New York Gov. David A. Paterson announced last week that New York will offer a federal income tax credit to first-time home buyers to encourage home sales in the state.
The New York State Mortgage Credit Certificate (MCC) will enable first-time home buyers to claim a tax credit equal to 20% of their annual mortgage interest costs. By using the tax credit, the average home buyer could potentially save about $1,500 each year, according to the MCC's estimates. The program will effectively extend – and, in some cases, improve upon – the federal government's $8,000 First-Time Homebuyer Credit enacted as part of the American Recovery and Reinvestment Act of 2009, which expires on Nov. 30.
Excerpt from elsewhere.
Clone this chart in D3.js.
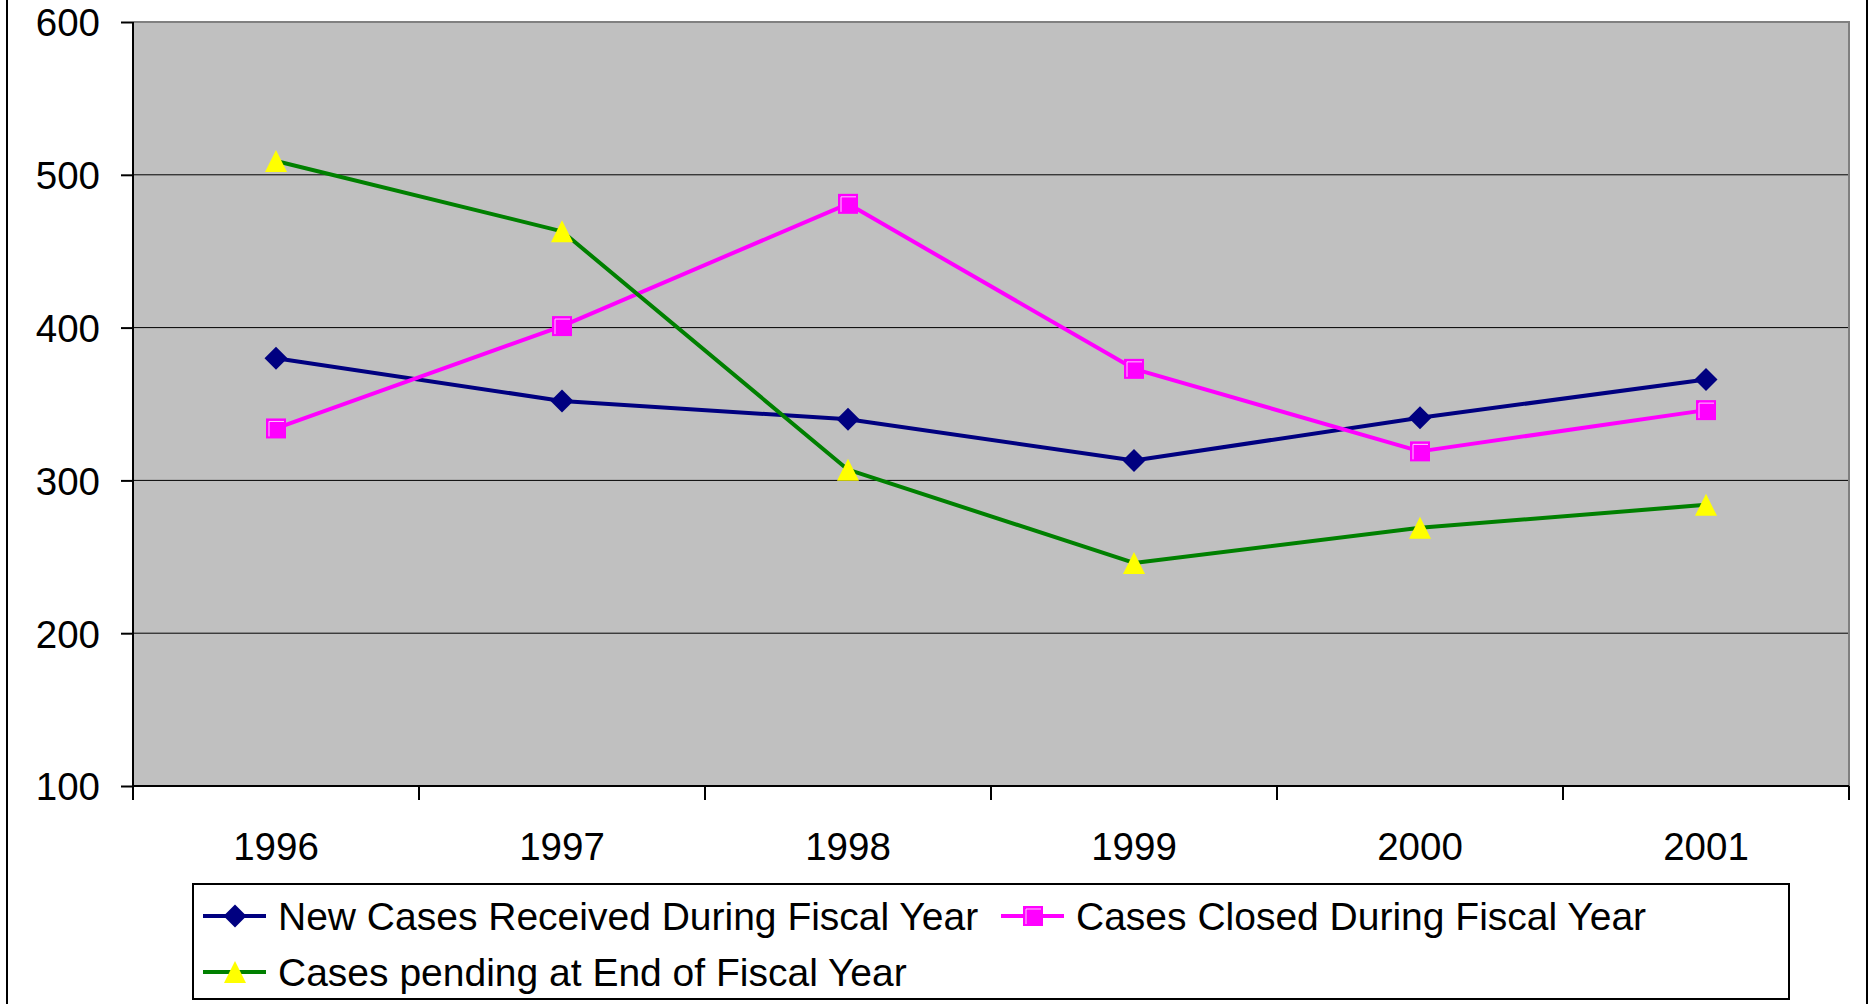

"The best way to jump-start the housing market is to encourage home purchases by first-time home buyers," Paterson said. The MCC will mean "some form of federal tax credit will be available for home buyers even after the federal government's tax credit program expires in November," he added.
With an MCC, 20% of the amount paid in mortgage interest becomes a tax credit that can be deducted, dollar for dollar, from a homeowner's federal income tax liability. The remaining 80% of the mortgage interest continues to qualify as an itemized tax deduction, as long as there is sufficient federal tax liability. The MCC will be administered by the State of New York Mortgage Agency (SONYMA), a state agency that offers a variety of fixed-rate mortgages tailored for first-time home buyers.
MCC applications are expected to be available at participating lenders by early September. In addition, home buyers who have already obtained a mortgage commitment can apply at their bank for an MCC if they have not yet closed on their new home. SONYMA anticipates that MCCs will be used by as many as 700 borrowers in 2009.